Are there any characters you feel at this point are incomplete?
Alana Bloom is the one character who arguably has a happy ending. She gets to fly off into the sunset with her billionaire wife and live happily ever after presumably. If there were a season four that would come into question. For now it felt like that character deserved a happy ending and deserved to get away. Where the other characters were varying degrees of dirty, even though Alana got her hands dirty in the Italian chapter, she was an innocent who was corrupted by the circumstances and then somehow found her way back to an innocent life.
Are you still looking to wrap with a movie?
[Executive producer] Martha De Laurentiis is looking into financing for a film. I’m still hoping that we get to tell that story in some way. There is something in the novel Hannibal that has not been done in any of the adaptations and I would love to explore that with Will Graham and Hannibal Lecter. I’m hoping that someday, whether it’s a year from now … two years from now … that we will continue to get to tell that story. I feel like if Will Graham did survive that plunge, his most interesting chapter is yet to be told.
Have you given any thought to who you would have wanted to play Clarice Starling in your dream world?
There’s two ways. If you were to go that traditional route, Ellen Page would knock it out of the park. She’s a brilliant actress and has a lot of the qualities that we remember about Jodie Foster’s performance but yet unique in her skill set as an actress. That would be one way to go. But I do think it would be interesting to cast someone who is not white in that role and use race experientially as a defining attribute of the character.
Are there any other venues where this can live on?
There’s a few ways to go. The movie route is very appealing because we have movie actors. It would be great to see them on the big screen and we’ve always shot the show as though it were an independent movie with an independent film esthetic. Coming full circle in return to the big screen is very promising. But it would be interesting to discuss a miniseries or some sort of continuation of the story with another network once all the hubbub of this series has gone fallow. Who knows?
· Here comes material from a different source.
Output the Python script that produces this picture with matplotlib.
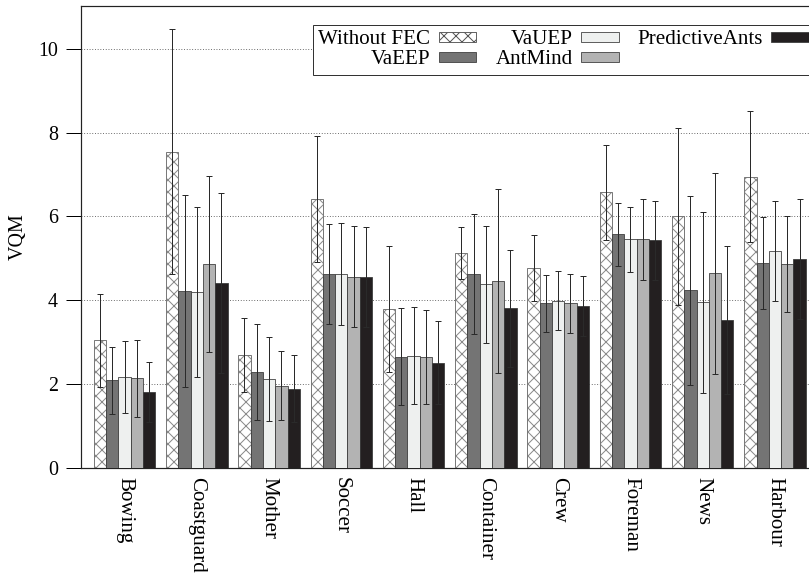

Maybe there is an opportunity for us to address things with MGM and Clarice Starling now that the show has completed its run on NBC and there is an opportunity for a rebirth of sorts.
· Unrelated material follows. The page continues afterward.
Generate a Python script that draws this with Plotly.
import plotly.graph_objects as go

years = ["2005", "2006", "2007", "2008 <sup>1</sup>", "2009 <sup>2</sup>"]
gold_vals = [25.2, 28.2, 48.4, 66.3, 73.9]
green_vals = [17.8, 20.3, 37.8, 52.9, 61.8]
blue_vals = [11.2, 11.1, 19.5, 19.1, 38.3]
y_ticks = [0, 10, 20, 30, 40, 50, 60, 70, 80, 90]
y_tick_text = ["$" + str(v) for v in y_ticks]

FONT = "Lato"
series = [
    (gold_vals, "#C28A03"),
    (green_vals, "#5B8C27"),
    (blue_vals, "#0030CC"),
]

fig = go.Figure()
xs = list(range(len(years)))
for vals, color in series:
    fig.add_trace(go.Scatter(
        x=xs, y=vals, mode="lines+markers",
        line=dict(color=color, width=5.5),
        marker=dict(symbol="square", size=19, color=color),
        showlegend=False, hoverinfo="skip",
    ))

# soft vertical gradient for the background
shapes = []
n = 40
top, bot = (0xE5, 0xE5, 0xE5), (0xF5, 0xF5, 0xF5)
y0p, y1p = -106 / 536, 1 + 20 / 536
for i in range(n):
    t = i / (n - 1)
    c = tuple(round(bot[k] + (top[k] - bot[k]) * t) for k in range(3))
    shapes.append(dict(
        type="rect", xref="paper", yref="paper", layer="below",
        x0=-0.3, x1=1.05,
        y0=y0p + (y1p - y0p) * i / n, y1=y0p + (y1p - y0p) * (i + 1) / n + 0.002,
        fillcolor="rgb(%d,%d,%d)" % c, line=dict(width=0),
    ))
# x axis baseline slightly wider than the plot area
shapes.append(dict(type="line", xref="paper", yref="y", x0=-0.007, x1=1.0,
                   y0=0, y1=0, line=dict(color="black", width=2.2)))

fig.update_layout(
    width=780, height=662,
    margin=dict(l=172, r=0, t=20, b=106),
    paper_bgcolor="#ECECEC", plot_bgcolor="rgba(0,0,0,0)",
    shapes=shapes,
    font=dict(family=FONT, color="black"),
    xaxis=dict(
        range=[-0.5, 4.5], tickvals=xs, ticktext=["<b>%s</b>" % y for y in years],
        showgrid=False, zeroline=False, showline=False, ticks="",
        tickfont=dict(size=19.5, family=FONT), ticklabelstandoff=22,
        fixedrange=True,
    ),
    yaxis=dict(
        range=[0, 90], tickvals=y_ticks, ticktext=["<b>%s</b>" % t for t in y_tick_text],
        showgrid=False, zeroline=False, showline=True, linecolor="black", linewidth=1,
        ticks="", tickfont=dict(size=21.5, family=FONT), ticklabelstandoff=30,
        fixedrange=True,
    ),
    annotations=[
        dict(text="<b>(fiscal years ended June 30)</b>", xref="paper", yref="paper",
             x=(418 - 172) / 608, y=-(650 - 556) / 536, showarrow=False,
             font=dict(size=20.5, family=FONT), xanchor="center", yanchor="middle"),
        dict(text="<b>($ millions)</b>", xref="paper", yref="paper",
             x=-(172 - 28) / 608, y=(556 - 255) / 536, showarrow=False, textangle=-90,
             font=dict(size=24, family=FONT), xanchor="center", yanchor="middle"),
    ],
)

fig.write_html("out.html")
Does the challenge then become telling a complete story for those who haven’t caught up with the series?
Oh no, there’s always a way to come into a story that gives new audiences and old audiences the same entry point with the same satisfaction of witnessing the tale.
Is there anything you’ve learned during this adaptation process that you’re now able to apply to Starz’s American Gods?
Absolutely. [Executive producer] Michael Green and I are very much taking a learned approach to adaptation. One of the things I loved about doing Hannibal was honoring the spirit of the book without necessarily keeping true to the specific plot points as came up for the characters. Sometimes changing a character’s story or swapping stories from the book so it felt new for the show. For instance, in this past season I didn’t want to see Dolarhyde bite the lips off and set fire to a woman. So it felt like a natural substitute to have Chilton set in that flaming wheelchair instead of Freddie Lounds. There are definitely instances in American Gods that we are shifting perspective on. Hopefully they will be as satisfying to American Gods audiences as it was to the Hannibal audience.